2) WR Chris Walsh, 1992 draft pick by the Bills in round 9, signed as a FA with the Vikings in 1994. He became the Vikings' special teams ace to his retirement in 2002 and was nicknamed Mr. Versatility because he could almost anything the coached asked of him.
So, I opened the conversation by reminding him about at game winning touchdown he caught against the Bears in CHI and that I remember seeing jumping up and down so excitedly, I thought he was going to jump out of his pants. He laughed and said that he vividly remembered that play and described it to me from the moment he was sent in with the play call to his teammates smothering him in EZ. He reminded me that QB Brad Johnson threw the pass and told me that B. Johnson is now in the Atalanta area coaching a lot of high school sports for the teams that his kids play on. Walsh is now a real estate speculator and developer in the PHX area.
He has asked me how I became a Viking fan, so I explained it to him and he then confessed to me that he had been a Vikings fan since he was 3 years old, telling his mom that for his 4-year birthday, he wanted present x ( I forgot what it was ) and to play for the Vikings. What a premonition because at the time, he was living in MN. To this day, he still is a Vikings fan and always will be and when he caught that game winning touchdown, he had fulfilled a lifelong dream he'd had since his early childhood.
As the conversation went on, I asked if I could ask him a question he might not be comfortable with.
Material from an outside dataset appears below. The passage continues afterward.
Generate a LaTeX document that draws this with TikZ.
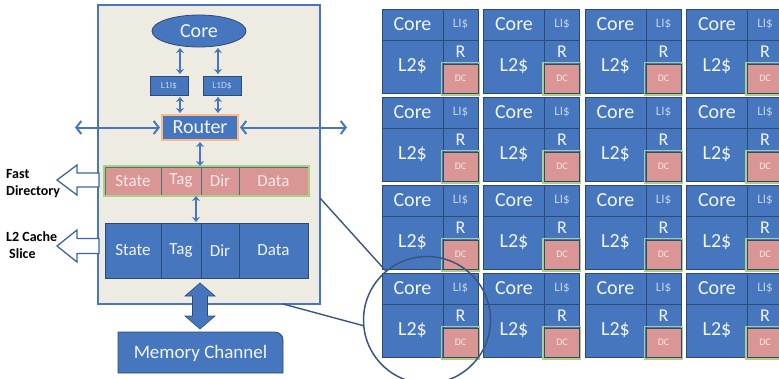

He responded that if he could he would. So I asked him about the '98 NFC Championship loss to the Falcon's when coach Denny Green had Cunningham kneel to end the game instead of trying to get in range for a FG.
He stated that the whole team was really beaten up in that game and that both Brad Johnson's and Randall Cunningham's throwing hands were were really hurting, more than the media ever really knew. When Green talked to his coaches, the consensus was if they kneeled down to end regulation, the team could buy enough time to work in Cunninghan's hand and scour through Atlanta's defensive plays and improvise a plan that could get Gary Anderson within his range. Add to it the fact that the crowd in the Metrodome was playing factor in disrupting the Falcon's offense and were cooperation with relative silence when we had the ball, so they had a big home field advantage that they felt would work in their favor. Well, most of us know how that went and the rest they say, is history.